“Pane per gli Angeli”. Un titolo inaspettato che ha immediatamente condotto il pensiero a un richiamo poetico: il “pane de li angeli”, il pane della conoscenza del Convivio di Dante. Un banchetto simbolico, al quale il Sommo Poeta invita tutti gli uomini per saziarsi di poesia e filosofia. Eppure, viene naturale chiedersi: quale legame esiste tra il Convivio dantesco e le immagini di questa mostra? Quale parallelismo può esserci tra il banchetto poetico e il desco prosaico immortalato da Angela Maria Antuono?
Il comune denominatore è la conoscenza.
Non si può costruire alcuna sovrastruttura senza una solida base. Non si può comprendere la logica se non si padroneggia la grammatica. La conoscenza è un percorso, un processo a fasi, e conoscere lo stato primitivo della nostra realtà permette di ampliare lo sguardo sul presente e sul futuro.
Partendo dalla vita autentica e spudorata ritratta da Angela, si può riscoprire ciò che eravamo e, al contempo, riflettere sulla deriva attuale dell’omologazione, intesa come eliminazione delle differenze.
Le fotografie di Angela riportano spaccati di una società rurale ormai inghiottita dal grande “Blob” dell’omologazione. Tutto sembra svanire nell’essere uguali, filtrati, plastificati. Ma non qui.
In queste immagini troviamo la vita vera, quella che non concede sconti, che si manifesta ogni giorno, segnando volti, mani e cuori.
La felicità di questi uomini e di queste donne non è mediata da un filtro di bellezza artificiale. La loro felicità sta nel fare la storia, la loro storia reale. Una vita presa sul serio, senza superfluo, dove il necessario si fa poetico.
Questo passato recente, che sa di antico, appare oggi desueto, quasi sospeso in un esilio temporale. Il bianco e nero delle fotografie enfatizza tutto: il modo di essere “dentro o fuori”, senza compromessi o incertezze.

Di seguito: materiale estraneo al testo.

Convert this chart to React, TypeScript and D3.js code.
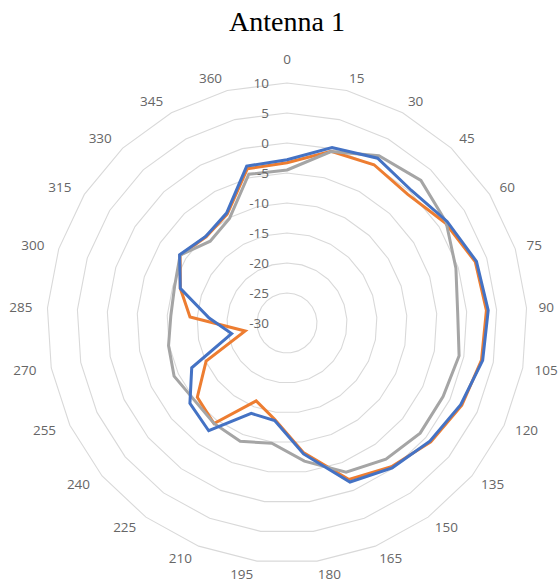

Il linguaggio visivo è diretto, chiaro. Nessuno, in queste immagini, teme di non essere “abbastanza”. Queste donne non hanno paura del giudizio, né esitano a mostrarsi per ciò che sono. L’obiettivo della macchina fotografica non le trasforma, ma esalta la loro purezza.
E noi spettatori? Siamo tutti invitati a questo convivio. Un banchetto già iniziato dalla prima fotografia, o che possiamo pregustare nei riti preparatori.
Siamo inebriati dal profumo del pane, dal calore dei mattoni, dal bianco del forno che svela il momento in cui la temperatura è giusta. Tutto in queste immagini parla di condivisione: dalla fatica al piacere del lavoro compiuto.
Quando questi frammenti di vita, catturati e fissati in immagini, diventano patrimonio di chi li osserva, essi accendono in ciascuno memorie di sapori, odori, nostalgie. Nostalgie di un tempo in cui si viveva senza troppi interrogativi, ma con piena consapevolezza.
Mangiare un pasto all’aperto dopo una giornata di lavoro non significa solo consumare cibo. Quel cibo rappresenta sacro e profano, amore e dedizione, fusi in un gesto che unisce.
Perché, come sempre, a chi amiamo chiediamo: hai mangiato?